A questo si appiglia Galizia, che continua a non comprendere l’andamento a suo parere ondivago dei giudici, che, nel febbraio del 2015 avevano sancito, in un altro giudizio simile, anche che il «diritto al rimborso delle spese legali relative ai giudizi di responsabilità civile, penale o amministrativa a carico di dipendenti di amministrazioni statali o di Enti locali per fatti connessi all’espletamento del servizio o comunque all’assolvimento di obblighi istituzionali, conclusi con l’accertamento dell’esclusione della loro responsabilità, non compete all’Assessore comunale, né al Consigliere comunale o al Sindaco, non essendo configurabile tra costoro […] e l’Ente un rapporto di lavoro dipendente». Insomma non vi sarebbe la possibilità di applicare la disciplina privatistica del mandato.

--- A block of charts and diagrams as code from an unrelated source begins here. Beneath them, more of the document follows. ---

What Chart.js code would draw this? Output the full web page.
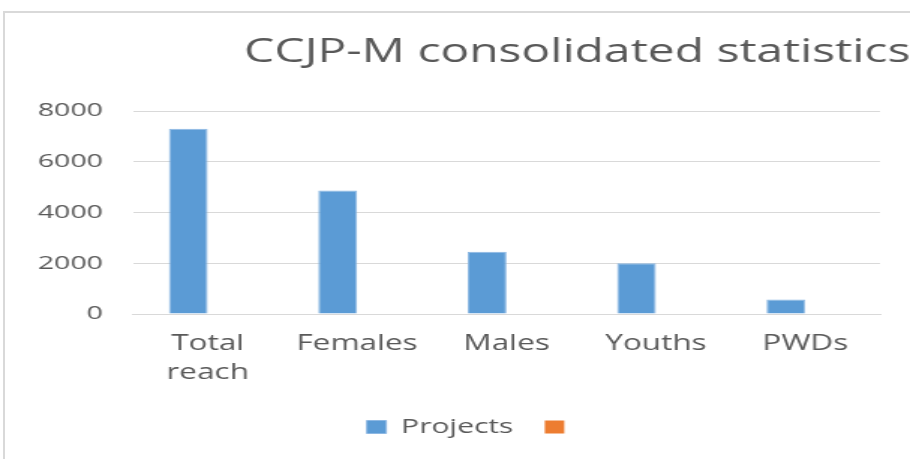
<!DOCTYPE html>
<html>
<head>
<meta charset="utf-8">
<script src="https://cdn.jsdelivr.net/npm/chart.js@4/dist/chart.umd.min.js"></script>
<style>
  body { margin: 0; background: #fff; overflow: hidden; }
  #marco { position: absolute; left: 3px; top: 11px; width: 920px; height: 460px;
           border-top: 2px solid #d9d9d9; border-left: 2px solid #d9d9d9; }
  #grafico { position: absolute; left: 0; top: 0; }
</style>
</head>
<body>
<div id="marco"></div>
<!-- el original está estirado a lo ancho: dibujamos a 607px y lo estiramos a 910px -->
<canvas id="grafico" width="607" height="459" style="width:910px;height:459px"></canvas>
<script>
// Datos
const categorias = [["Total", "reach"], "Females", "Males", "Youths", "PWDs"];
const proyectos = [7300, 4870, 2450, 2000, 570];
const serieVacia = [null, null, null, null, null];
const ticksY = [0, 2000, 4000, 6000, 8000];

const titulo = "CCJP-M consolidated statistics";
const gris = "#595959";
const fuente = "'Open Sans', 'Liberation Sans', sans-serif";

// Título dibujado a mano (en el original no está centrado sobre el área)
// y la leyenda corrida un poco a la derecha, como en el original
const tituloPlugin = {
  id: "tituloPlugin",
  afterLayout(chart) {
    chart.legend.left += 11;
    chart.legend.right += 11;
  },
  afterDraw(chart) {
    const ctx = chart.ctx;
    ctx.save();
    ctx.font = `32px ${fuente}`;
    ctx.fillStyle = gris;
    ctx.textAlign = "center";
    ctx.textBaseline = "middle";
    ctx.fillText(titulo, 385, 53);
    ctx.restore();
  }
};

new Chart(document.getElementById("grafico"), {
  type: "bar",
  data: {
    labels: categorias,
    datasets: [
      {
        label: "Projects",
        data: proyectos,
        backgroundColor: "#5b9bd5",
        borderColor: "#8db8e3",
        borderWidth: 1,
        categoryPercentage: 0.52,
        barPercentage: 1
      },
      {
        label: "",
        data: serieVacia,
        backgroundColor: "#ed7d31",
        borderColor: "#ed7d31",
        borderWidth: 0,
        categoryPercentage: 0.52,
        barPercentage: 1
      }
    ]
  },
  options: {
    responsive: false,
    animation: false,
    layout: { padding: { left: 22, right: 20, top: 111, bottom: 12 } },
    plugins: {
      title: { display: false },
      tooltip: { enabled: false },
      legend: {
        position: "bottom",
        labels: {
          boxWidth: 13,
          boxHeight: 13,
          padding: 21,
          color: gris,
          font: { family: fuente, size: 20 }
        }
      }
    },
    scales: {
      x: {
        grid: { display: false, drawTicks: false },
        border: { display: true, color: "#d9d9d9", width: 1 },
        ticks: {
          color: gris,
          padding: 15,
          maxRotation: 0,
          autoSkip: false,
          font: { family: fuente, size: 21, lineHeight: 1.4 }
        },
        afterFit(scale) { scale.height = 82; }
      },
      y: {
        min: 0,
        max: 8000,
        grid: { color: "#d9d9d9", lineWidth: 1, drawTicks: false },
        border: { display: false },
        afterBuildTicks(scale) { scale.ticks = ticksY.map(v => ({ value: v })); },
        ticks: {
          color: gris,
          padding: 20,
          font: { family: fuente, size: 19 },
          callback: v => String(v)
        },
        afterFit(scale) { scale.width = 66.7; }
      }
    }
  },
  plugins: [tituloPlugin]
});
</script>
</body>
</html>
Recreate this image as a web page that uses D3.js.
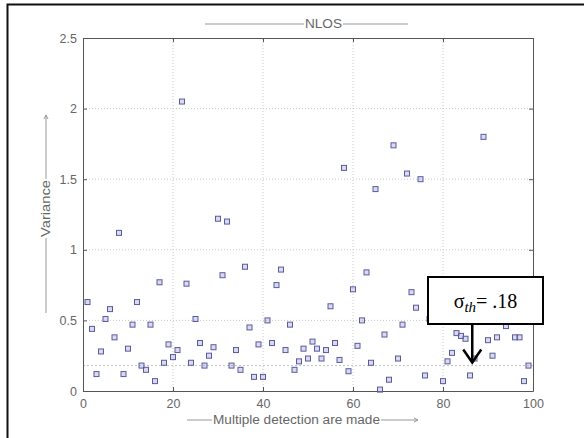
<!DOCTYPE html>
<html>
<head>
<meta charset="utf-8">
<script src="https://cdn.jsdelivr.net/npm/d3@7"></script>
<style>
  body { margin: 0; background: #fff; }
  svg { display: block; }
</style>
</head>
<body>
<svg width="584" height="438"></svg>
<script>
const detection = [1,2,3,4,5,6,7,8,9,10,11,12,13,14,15,16,17,18,19,20,
  21,22,23,24,25,26,27,28,29,30,31,32,33,34,35,36,37,38,39,40,
  41,42,43,44,45,46,47,48,49,50,51,52,53,54,55,56,57,58,59,60,
  61,62,63,64,65,66,67,68,69,70,71,72,73,74,75,76,77,80,
  81,82,83,84,85,86,87,89,90,91,92,94,96,97,98,99]
const variance = [0.63,0.44,0.12,0.28,0.51,0.58,0.38,1.12,0.12,0.30,0.47,0.63,0.18,0.15,0.47,0.07,0.77,0.20,0.33,0.24,
  0.29,2.05,0.76,0.20,0.51,0.34,0.18,0.25,0.31,1.22,0.82,1.20,0.18,0.29,0.15,0.88,0.45,0.10,0.33,0.10,
  0.50,0.34,0.75,0.86,0.29,0.47,0.15,0.21,0.30,0.23,0.35,0.30,0.23,0.29,0.60,0.34,0.22,1.58,0.14,0.72,
  0.32,0.50,0.84,0.20,1.43,0.01,0.40,0.08,1.74,0.23,0.47,1.54,0.70,0.59,1.50,0.11,0.51,0.07,
  0.21,0.27,0.41,0.39,0.37,0.11,0.23,1.80,0.36,0.25,0.38,0.46,0.38,0.38,0.07,0.18]
const xTicks = [0,20,40,60,80,100]
const yTicks = [0,0.5,1,1.5,2,2.5]
const threshold = 0.18
const title = "NLOS"
const xLabel = "Multiple detection are made"
const yLabel = "Variance"

const svg = d3.select("svg")
const W = 584, H = 438
const m = {l:83, r:51, t:38, b:47}

//scales
let x = d3.scaleLinear().domain([0,100]).range([m.l, W-m.r])
let y = d3.scaleLinear().domain([0,2.5]).range([H-m.b, m.t])
const font = "Liberation Sans, Arial, sans-serif"

//outer frame
svg.append("rect").attr("x",7.5).attr("y",4.5).attr("width",580).attr("height",440)
  .attr("fill","none").attr("stroke","#111").attr("stroke-width",2)

//grid 
let grid = svg.append("g").attr("stroke","#c8c8c8").attr("stroke-dasharray","1,2")
grid.selectAll(".gx").data(xTicks.slice(1,-1)).enter().append("line")
  .attr("x1",d=>x(d)).attr("x2",d=>x(d)).attr("y1",y(0)).attr("y2",y(2.5))
grid.selectAll(".gy").data(yTicks.slice(1,-1)).enter().append("line")
  .attr("y1",d=>y(d)).attr("y2",d=>y(d)).attr("x1",x(0)).attr("x2",x(100))
//threshold line
svg.append("line").attr("x1",x(0)).attr("x2",x(100)).attr("y1",y(threshold)).attr("y2",y(threshold))
  .attr("stroke","#c0c0c0").attr("stroke-dasharray","2,2")

//axes (ticks inward, box all round)
const axStyle = g => {
  g.select(".domain").attr("stroke","#555")
  g.selectAll(".tick line").attr("stroke","#555")
  g.selectAll("text").attr("fill","#666").attr("font-family",font).attr("font-size",12.5)
}
svg.append("g").attr("transform",`translate(0,${y(0)})`)
  .call(d3.axisBottom(x).tickValues(xTicks).tickSize(-4).tickPadding(8).tickSizeOuter(0))
  .call(axStyle)
svg.append("g").attr("transform",`translate(${x(0)},0)`)
  .call(d3.axisLeft(y).tickValues(yTicks).tickFormat(d3.format("")).tickSize(-4).tickPadding(6).tickSizeOuter(0))
  .call(axStyle)
svg.append("g").attr("transform",`translate(0,${y(2.5)})`)
  .call(d3.axisTop(x).tickValues(xTicks).tickSize(-4).tickFormat("").tickSizeOuter(0))
  .call(axStyle)
svg.append("g").attr("transform",`translate(${x(100)},0)`)
  .call(d3.axisRight(y).tickValues(yTicks).tickSize(-4).tickFormat("").tickSizeOuter(0))
  .call(axStyle)

//points 
let pts = detection.map((d,i)=>({x:d, v:variance[i]}))
svg.append("g").selectAll("rect").data(pts).enter().append("rect")
  .attr("x",d=>x(d.x)-2.5).attr("y",d=>y(d.v)-2.5).attr("width",5).attr("height",5)
  .attr("fill","rgba(150,150,210,0.35)").attr("stroke","#5a5aa0").attr("stroke-width",1)

//labels drawn as ----text----> (along the label direction: start, text start, text end, end)
const lineLabel = (cross, a, t0, t1, b, txt, vertical, arrow) => {
  let g = svg.append("g")
  if(vertical) g.attr("transform",`translate(${cross},0) rotate(-90)`)
  else g.attr("transform",`translate(0,${cross})`)
  let s = vertical ? -1 : 1
  g.append("text").attr("x",s*t0).attr("dy","0.35em")
    .attr("textLength",Math.abs(t1-t0)).attr("lengthAdjust","spacingAndGlyphs")
    .attr("font-family",font).attr("font-size",12).attr("fill","#666").text(txt)
  g.append("line").attr("x1",s*a).attr("x2",s*t0-1).attr("stroke","#999")
  g.append("line").attr("x1",s*t1+1).attr("x2",s*b).attr("stroke","#999")
  if(arrow) g.append("path").attr("d",`M${s*b-4},-2 L${s*b},0 L${s*b-4},2`).attr("fill","none").attr("stroke","#999")
}
lineLabel(24, 205, 305, 342, 408, title, false, false)
lineLabel(420, 187, 213, 380, 418, xLabel, false, true)
lineLabel(46, 313, 237, 180, 115, yLabel, true, true)

//annotation
let ax = x(86.5)
let box = {x:428, y:277, w:115, h:47}
svg.append("rect").attr("x",box.x).attr("y",box.y).attr("width",box.w).attr("height",box.h)
  .attr("fill","#fff").attr("stroke","#000").attr("stroke-width",2)
let at = svg.append("text").attr("x",box.x+box.w/2).attr("y",box.y+31).attr("text-anchor","middle")
  .attr("font-family","Liberation Serif, Times New Roman, serif").attr("font-size",20).attr("fill","#000")
at.append("tspan").text("σ")
at.append("tspan").attr("font-style","italic").attr("font-size",15).attr("dy",4).text("th")
at.append("tspan").attr("dy",-4).text("= .18")
svg.append("line").attr("x1",ax).attr("x2",ax).attr("y1",box.y+box.h).attr("y2",y(threshold)-3)
  .attr("stroke","#000").attr("stroke-width",2.5)
svg.append("path").attr("d",`M${ax-9},${y(threshold)-16} L${ax},${y(threshold)-3} L${ax+9},${y(threshold)-16}`)
  .attr("fill","none").attr("stroke","#000").attr("stroke-width",2.5)
</script>
</body>
</html>
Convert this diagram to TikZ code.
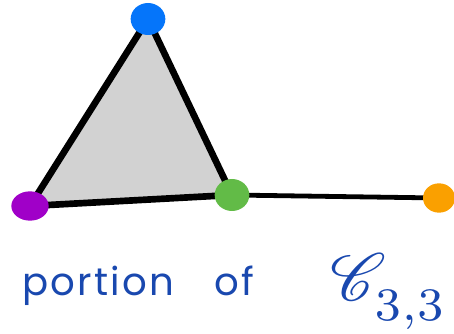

In buona sostanza, quindi, Galizia si chiede: «possibile sia io l’unico italiano a dover pagare le spese processuali dopo esser stato anche dichiarato decaduto?».
Il Sindaco Tommaso Depalma, dal canto suo, non ha voluto commentare la sentenza, limitandosi a dirci «mi rimetto a quanto stabilito dai giudici. Le sentenze vanno rispettate». Ha poi precisato ad altre testate che il Comune ed i contribuenti non hanno speso nulla.
L’amarezza di Galizia resta e si rafforza in lui la convinzione di aver subito una ingiustizia. Ma il suo carattere tenace non lo ha abbandonato. Conclusasi questa controversia, oggi è pronto nuovamente a scendere in campo. Ed in questo caso non vi sarà alcuna causa di incompatibilità.
Ovviamente la nostra redazione resta a disposizione per precisazioni di carattere tecnico. Come anticipato in precedenza, la sintesi giornalistica, in casi come questo, assai complessi, può essere nemica dell’esaustività. E di questo ci scusiamo semmai dovesse essersi verificato.